Additive manufacturing processes

978-1-7998-7864-3.ch013.f01

The aerospace industry consists of different players including original equipment manufacturers (OEMs), maintenance, repair, and overhaul (MRO) organizations, and commercial aerospace operators (CAOs) (Singamneni, 2019). In the manufacturing process, aircraft parts manufacturers such as Boeing, Airbus, GE Aviation, Lockheed Martin, BAE Systems, and Rolls-Royce Holdings are the main interested in bringing additive manufacturing to certification standards. Aerospace components consist of many parts, but their demand is unpredictable as they replace dispersed parts required only in scheduled or unscheduled maintenance events. This brings inventory levels to the limit of 10% for spare parts, which results in unpredictable exchange times and makes them expensive. Replacement parts are of four types: rotatable, repairable, expendable, and consumable. Each type has a different replacement policy. The policy is associated with the volume of the repair and the delivery times of the supply and needs to be updated regularly to adapt to changes in the market. Traditional manufacturing mechanisms have already reached the limits of weight reduction, but the need for better and lighter designs keeps the search for manufacturing methods to tighten these limits.
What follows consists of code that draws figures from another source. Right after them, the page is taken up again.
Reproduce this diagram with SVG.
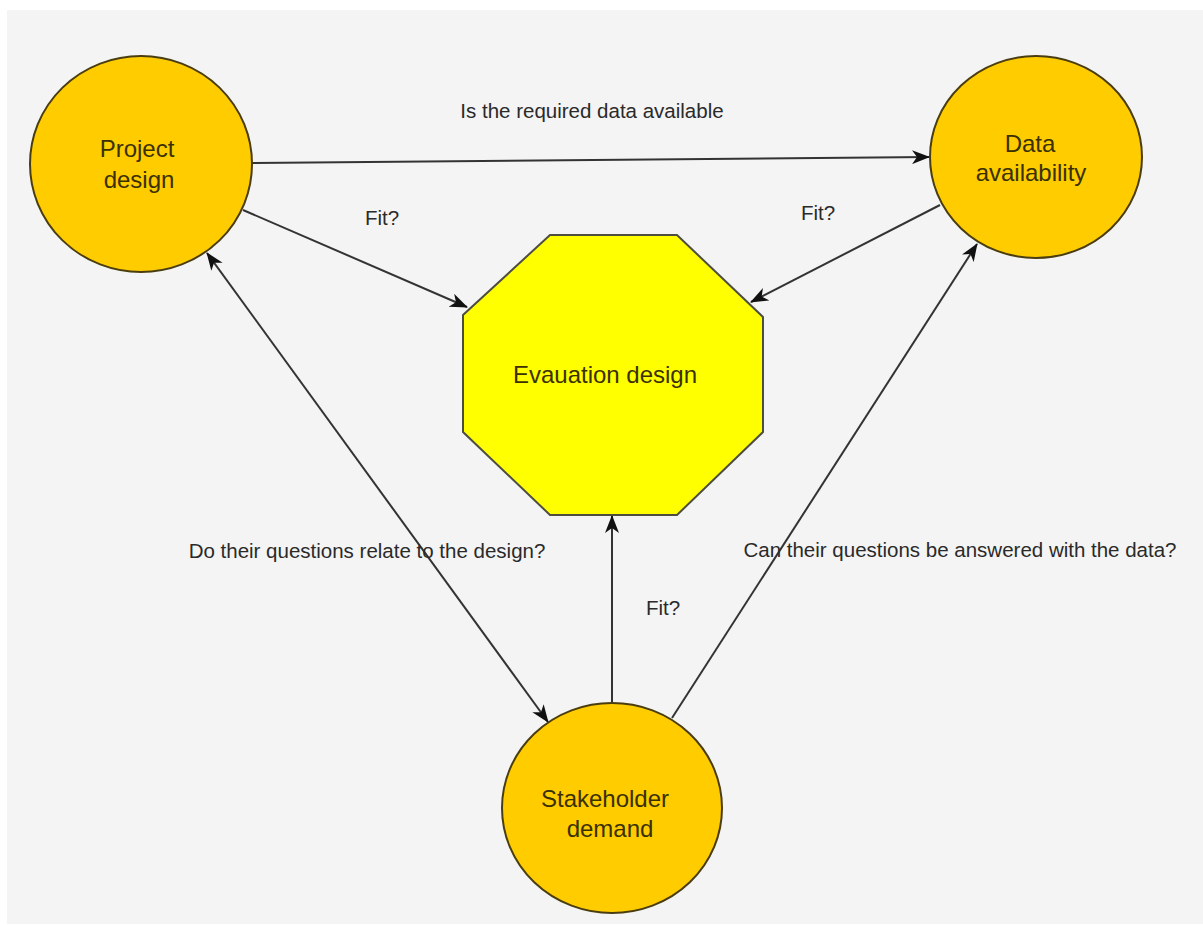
<svg xmlns="http://www.w3.org/2000/svg" width="1203" height="925" viewBox="0 0 1203 925">
<style>
.node{fill:#FFCC00;stroke:#4a3d10;stroke-width:2}
.oct{fill:#FFFF00;stroke:#4d4d40;stroke-width:2}
.ntxt{font-family:"Liberation Sans",Arial,sans-serif;font-size:24px;fill:#3a3000;text-anchor:middle}
.lbl{font-family:"Liberation Sans",Arial,sans-serif;font-size:20.5px;fill:#2a2a2a;text-anchor:middle}
.edge{stroke:#333;stroke-width:2;fill:none;marker-end:url(#ah)}
</style>
<defs>
<marker id="ah" markerUnits="userSpaceOnUse" markerWidth="18" markerHeight="14" refX="17" refY="7" orient="auto-start-reverse" viewBox="0 0 18 14">
<path d="M0,0 L18,7 L0,14 L5,7 z" fill="#111"/>
</marker>
</defs>
<rect x="0" y="0" width="1203" height="925" fill="#ffffff"/>
<rect x="7" y="10" width="1196" height="914" fill="#f4f4f4"/>
<g id="connectors">
<line class="edge" x1="252" y1="163" x2="929" y2="157"/>
<line class="edge" x1="243" y1="210" x2="467" y2="307"/>
<line class="edge" x1="940" y1="205" x2="751" y2="302"/>
<line class="edge" x1="207" y1="253" x2="548" y2="722" style="marker-start:url(#ah)"/>
<line class="edge" x1="672" y1="718" x2="977" y2="244"/>
<line class="edge" x1="612" y1="703" x2="612" y2="516"/>
<text class="lbl" x="592" y="118">Is the required data available</text>
<text class="lbl" x="382" y="225">Fit?</text>
<text class="lbl" x="818" y="220">Fit?</text>
<text class="lbl" x="367" y="558">Do their questions relate to the design?</text>
<text class="lbl" x="960" y="557">Can their questions be answered with the data?</text>
<text class="lbl" x="663" y="615">Fit?</text>
</g>
<g id="project-design">
<ellipse class="node" cx="141" cy="164" rx="111" ry="108"/>
<text class="ntxt" x="137" y="157">Project</text>
<text class="ntxt" x="139" y="188">design</text>
</g>
<g id="data-availability">
<ellipse class="node" cx="1036" cy="157" rx="106" ry="101"/>
<text class="ntxt" x="1030" y="152">Data</text>
<text class="ntxt" x="1031" y="181">availability</text>
</g>
<g id="stakeholder-demand">
<ellipse class="node" cx="612" cy="808" rx="110" ry="105"/>
<text class="ntxt" x="605" y="807">Stakeholder</text>
<text class="ntxt" x="610" y="837">demand</text>
</g>
<g id="evaluation-design">
<polygon class="oct" points="550,235 677,235 763,317 763,432 677,515 550,515 463,432 463,315"/>
<text class="ntxt" x="605" y="383">Evauation design</text>
</g>
</svg>
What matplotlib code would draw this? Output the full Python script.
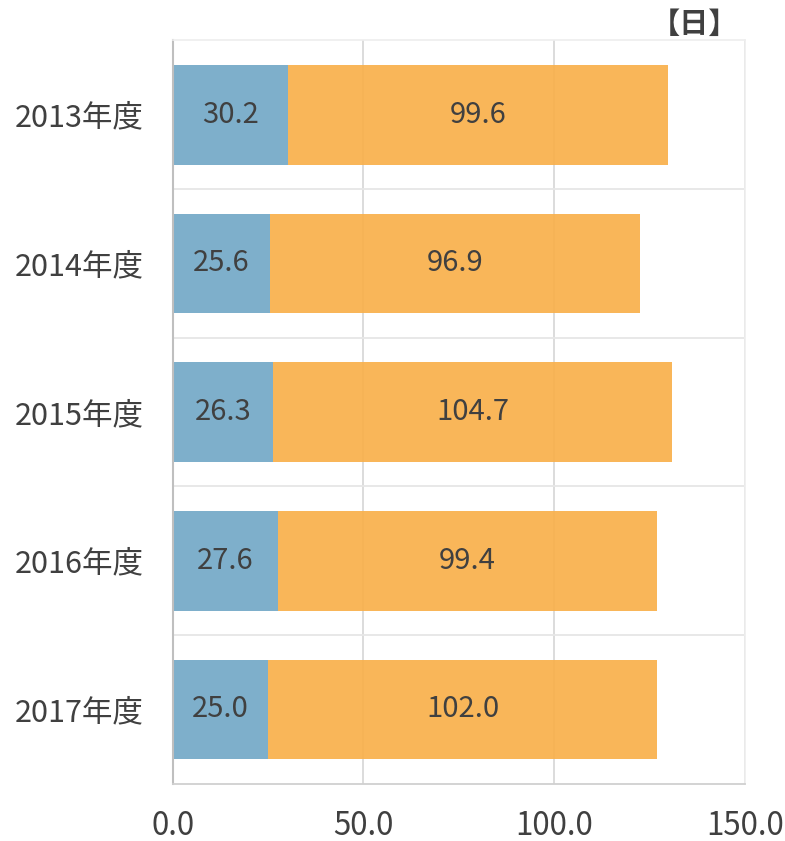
import matplotlib.pyplot as plt
import numpy as np

plt.rcParams['font.family'] = ['Noto Sans CJK JP', 'DejaVu Sans']

years = ["2013年度", "2014年度", "2015年度", "2016年度", "2017年度"]
first_part = [30.2, 25.6, 26.3, 27.6, 25.0]
second_part = [99.6, 96.9, 104.7, 99.4, 102.0]
x_ticks = [0, 50, 100, 150]

BLUE = "#77abc9"
ORANGE = "#f9b04b"
TEXT = "#404040"

fig = plt.figure(figsize=(7.85, 8.41), dpi=100)
ax = fig.add_axes([0.220, 0.068, 0.729, 0.884])

y = np.arange(len(years))
h = 0.67
ax.barh(y, first_part, height=h, color=BLUE, alpha=0.95, zorder=2)
ax.barh(y, second_part, left=first_part, height=h, color=ORANGE, alpha=0.92, zorder=2)

for i in range(len(years)):
    ax.text(first_part[i] / 2, y[i], f"{first_part[i]:.1f}", ha="center", va="center",
            fontsize=21, color=TEXT, zorder=3)
    ax.text(first_part[i] + second_part[i] / 2, y[i], f"{second_part[i]:.1f}",
            ha="center", va="center", fontsize=21, color=TEXT, zorder=3)

# category separators
for b in np.arange(0.5, len(years) - 0.5, 1):
    ax.axhline(b, color="#e6e6e6", linewidth=1.3, zorder=1)

ax.set_xlim(0, 150)
ax.set_ylim(len(years) - 0.5, -0.5)
ax.set_xticks(x_ticks)
ax.set_xticklabels([f"{v:.1f}" for v in x_ticks], fontsize=22.5, color=TEXT)
ax.set_yticks(y)
ax.set_yticklabels(years, fontsize=22, color=TEXT)
ax.tick_params(axis="both", length=0)
ax.tick_params(axis="x", pad=19)
ax.tick_params(axis="y", pad=21)

ax.grid(axis="x", color="#d9d9d9", linewidth=1.3, zorder=1)
ax.set_axisbelow(True)

for side in ["top", "right"]:
    ax.spines[side].set_color("#eeeeee")
    ax.spines[side].set_linewidth(1.2)
ax.spines["left"].set_color("#bfbfbf")
ax.spines["left"].set_linewidth(1.5)
ax.spines["bottom"].set_color("#d0d0d0")
ax.spines["bottom"].set_linewidth(1.3)

fig.text(0.885, 0.972, "【日】", ha="center", va="center", fontsize=21,
         color=TEXT, fontweight="bold")

fig.savefig("out.png", dpi=100)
Until now, significant research in terms of assembly has been focused on the design of additive manufacturing principles and their integration into design generation tools such as topology optimization, while research on part consolidation has been restricted to heuristic guidelines (Crispo, 2020).

Key Terms in this Chapter

Additive Manufacturing: A 3D printing used in industrial production that allows the creation of lighter and stronger systems or parts.

Smart Memory Alloys (SMAs): Class of materials that produce a change in shape or property (rigidity, color, texture, transparency, volume) when exposed to an external stimulus.

3D Printing: A technique of manufacturing objects through the deposition of materials through a print head, nozzle, or other printing technology.

Self-Assembly: A process at which a disordered system constituted of similar or different pre-existing elements forms an organized structure or pattern through local or specific physical or chemical interactions among its elements without external stimulus.

Polyjet: 3D printing technology that produces smooth, accurate parts, prototypes, and tooling with microscopic layer resolution and accuracy down to 0.014 mm, which can produce thin walls and complex geometries using the widest range of materials available with any technology.

Binder Jetting: An additive manufacturing process where a liquid bonding agent is selectively deposited to bind powdered materials.

Powder Bed Fusion: An additive manufacturing process where heat energy selectively melts regions of a powder bed.

Material Jetting: An additive manufacturing process that uses selectively deposited droplets as building materials.

Stereolithography: A photopolymerization process that produces parts of photo-polymeric materials in a liquid state using one or more lasers to selectively cure layer upon layer of a material to a predetermined thickness, hardness, and shape.

Material Extrusion: An additive manufacturing process where a flowable material is selectively dispensed through a nozzle or orifice into a die producing a constant cross-section.